↓

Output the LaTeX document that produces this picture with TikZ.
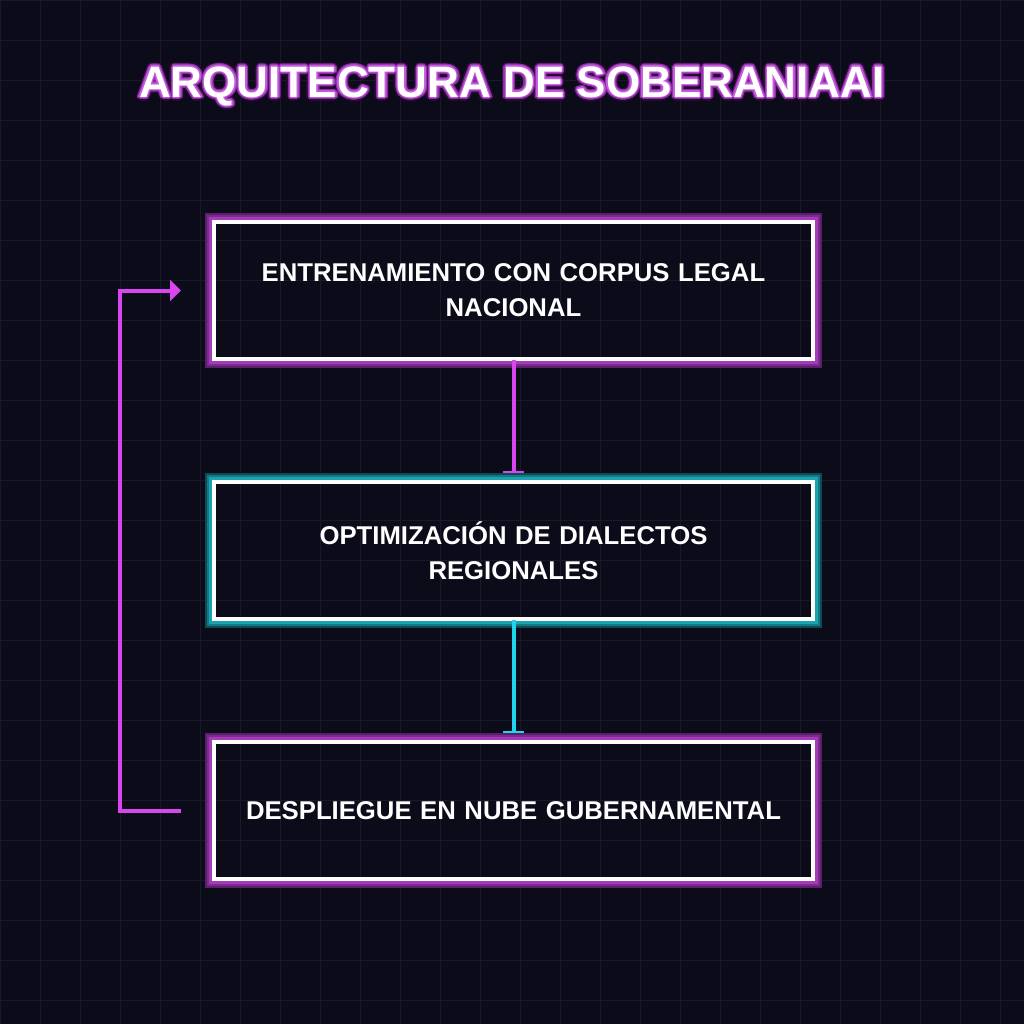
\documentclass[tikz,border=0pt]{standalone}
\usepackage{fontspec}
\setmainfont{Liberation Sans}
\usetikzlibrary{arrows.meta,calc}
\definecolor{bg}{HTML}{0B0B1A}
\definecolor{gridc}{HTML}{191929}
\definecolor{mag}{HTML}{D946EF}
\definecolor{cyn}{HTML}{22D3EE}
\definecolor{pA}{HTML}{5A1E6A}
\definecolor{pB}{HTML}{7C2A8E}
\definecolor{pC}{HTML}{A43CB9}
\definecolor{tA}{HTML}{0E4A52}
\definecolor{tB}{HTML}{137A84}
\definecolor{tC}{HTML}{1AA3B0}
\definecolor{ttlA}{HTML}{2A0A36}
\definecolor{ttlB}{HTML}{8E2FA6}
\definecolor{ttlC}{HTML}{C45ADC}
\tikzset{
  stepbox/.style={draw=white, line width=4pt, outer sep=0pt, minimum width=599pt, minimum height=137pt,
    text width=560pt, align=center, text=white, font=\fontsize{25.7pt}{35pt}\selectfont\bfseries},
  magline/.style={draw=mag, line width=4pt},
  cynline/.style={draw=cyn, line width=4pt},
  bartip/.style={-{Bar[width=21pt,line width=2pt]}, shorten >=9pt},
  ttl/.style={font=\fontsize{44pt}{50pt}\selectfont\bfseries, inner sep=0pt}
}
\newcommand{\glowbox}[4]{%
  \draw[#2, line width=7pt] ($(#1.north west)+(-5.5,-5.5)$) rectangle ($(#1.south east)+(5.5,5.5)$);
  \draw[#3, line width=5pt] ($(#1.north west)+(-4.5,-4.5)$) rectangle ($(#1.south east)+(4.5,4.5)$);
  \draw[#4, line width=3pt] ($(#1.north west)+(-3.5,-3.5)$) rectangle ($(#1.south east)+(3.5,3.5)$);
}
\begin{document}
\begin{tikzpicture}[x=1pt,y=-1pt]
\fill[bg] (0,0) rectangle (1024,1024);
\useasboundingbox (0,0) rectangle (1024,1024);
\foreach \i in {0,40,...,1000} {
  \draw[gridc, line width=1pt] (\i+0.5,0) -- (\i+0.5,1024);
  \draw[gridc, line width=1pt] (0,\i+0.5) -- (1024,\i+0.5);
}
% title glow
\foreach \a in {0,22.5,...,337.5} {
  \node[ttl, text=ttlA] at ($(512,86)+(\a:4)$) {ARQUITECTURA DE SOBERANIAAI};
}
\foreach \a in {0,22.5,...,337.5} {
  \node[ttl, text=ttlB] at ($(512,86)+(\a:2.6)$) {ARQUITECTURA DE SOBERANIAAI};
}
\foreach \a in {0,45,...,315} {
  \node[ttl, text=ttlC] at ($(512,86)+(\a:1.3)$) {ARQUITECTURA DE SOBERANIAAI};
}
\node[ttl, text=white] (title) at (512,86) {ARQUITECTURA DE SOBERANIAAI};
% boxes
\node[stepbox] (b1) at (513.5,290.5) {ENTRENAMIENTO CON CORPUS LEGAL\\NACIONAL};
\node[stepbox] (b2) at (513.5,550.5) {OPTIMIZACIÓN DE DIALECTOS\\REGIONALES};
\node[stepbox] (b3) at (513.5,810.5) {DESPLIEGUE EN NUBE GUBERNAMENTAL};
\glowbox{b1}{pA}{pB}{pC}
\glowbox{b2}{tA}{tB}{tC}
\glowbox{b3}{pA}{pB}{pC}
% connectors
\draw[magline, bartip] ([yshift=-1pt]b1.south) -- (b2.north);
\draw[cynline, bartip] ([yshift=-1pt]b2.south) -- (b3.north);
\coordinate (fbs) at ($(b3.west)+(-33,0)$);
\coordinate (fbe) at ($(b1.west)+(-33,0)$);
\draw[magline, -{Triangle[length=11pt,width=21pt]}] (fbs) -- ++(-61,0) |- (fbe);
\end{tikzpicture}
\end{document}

↑

* INSTRUCTIONS TO FOLLOW: Every line of the data should be copied as it stands, without the images.

* EXERCISE OUTPUT:
Output the LaTeX document that produces this picture with TikZ.
\documentclass[tikz,border=0pt]{standalone}
\usepackage{fontspec}
\setmainfont{Liberation Sans}
\usetikzlibrary{arrows.meta,calc}
\definecolor{bg}{HTML}{0B0B1A}
\definecolor{gridc}{HTML}{191929}
\definecolor{mag}{HTML}{D946EF}
\definecolor{cyn}{HTML}{22D3EE}
\definecolor{pA}{HTML}{5A1E6A}
\definecolor{pB}{HTML}{7C2A8E}
\definecolor{pC}{HTML}{A43CB9}
\definecolor{tA}{HTML}{0E4A52}
\definecolor{tB}{HTML}{137A84}
\definecolor{tC}{HTML}{1AA3B0}
\definecolor{ttlA}{HTML}{2A0A36}
\definecolor{ttlB}{HTML}{8E2FA6}
\definecolor{ttlC}{HTML}{C45ADC}
\tikzset{
  stepbox/.style={draw=white, line width=4pt, outer sep=0pt, minimum width=599pt, minimum height=137pt,
    text width=560pt, align=center, text=white, font=\fontsize{25.7pt}{35pt}\selectfont\bfseries},
  magline/.style={draw=mag, line width=4pt},
  cynline/.style={draw=cyn, line width=4pt},
  bartip/.style={-{Bar[width=21pt,line width=2pt]}, shorten >=9pt},
  ttl/.style={font=\fontsize{44pt}{50pt}\selectfont\bfseries, inner sep=0pt}
}
\newcommand{\glowbox}[4]{%
  \draw[#2, line width=7pt] ($(#1.north west)+(-5.5,-5.5)$) rectangle ($(#1.south east)+(5.5,5.5)$);
  \draw[#3, line width=5pt] ($(#1.north west)+(-4.5,-4.5)$) rectangle ($(#1.south east)+(4.5,4.5)$);
  \draw[#4, line width=3pt] ($(#1.north west)+(-3.5,-3.5)$) rectangle ($(#1.south east)+(3.5,3.5)$);
}
\begin{document}
\begin{tikzpicture}[x=1pt,y=-1pt]
\fill[bg] (0,0) rectangle (1024,1024);
\useasboundingbox (0,0) rectangle (1024,1024);
\foreach \i in {0,40,...,1000} {
  \draw[gridc, line width=1pt] (\i+0.5,0) -- (\i+0.5,1024);
  \draw[gridc, line width=1pt] (0,\i+0.5) -- (1024,\i+0.5);
}
% title glow
\foreach \a in {0,22.5,...,337.5} {
  \node[ttl, text=ttlA] at ($(512,86)+(\a:4)$) {ARQUITECTURA DE SOBERANIAAI};
}
\foreach \a in {0,22.5,...,337.5} {
  \node[ttl, text=ttlB] at ($(512,86)+(\a:2.6)$) {ARQUITECTURA DE SOBERANIAAI};
}
\foreach \a in {0,45,...,315} {
  \node[ttl, text=ttlC] at ($(512,86)+(\a:1.3)$) {ARQUITECTURA DE SOBERANIAAI};
}
\node[ttl, text=white] (title) at (512,86) {ARQUITECTURA DE SOBERANIAAI};
% boxes
\node[stepbox] (b1) at (513.5,290.5) {ENTRENAMIENTO CON CORPUS LEGAL\\NACIONAL};
\node[stepbox] (b2) at (513.5,550.5) {OPTIMIZACIÓN DE DIALECTOS\\REGIONALES};
\node[stepbox] (b3) at (513.5,810.5) {DESPLIEGUE EN NUBE GUBERNAMENTAL};
\glowbox{b1}{pA}{pB}{pC}
\glowbox{b2}{tA}{tB}{tC}
\glowbox{b3}{pA}{pB}{pC}
% connectors
\draw[magline, bartip] ([yshift=-1pt]b1.south) -- (b2.north);
\draw[cynline, bartip] ([yshift=-1pt]b2.south) -- (b3.north);
\coordinate (fbs) at ($(b3.west)+(-33,0)$);
\coordinate (fbe) at ($(b1.west)+(-33,0)$);
\draw[magline, -{Triangle[length=11pt,width=21pt]}] (fbs) -- ++(-61,0) |- (fbe);
\end{tikzpicture}
\end{document}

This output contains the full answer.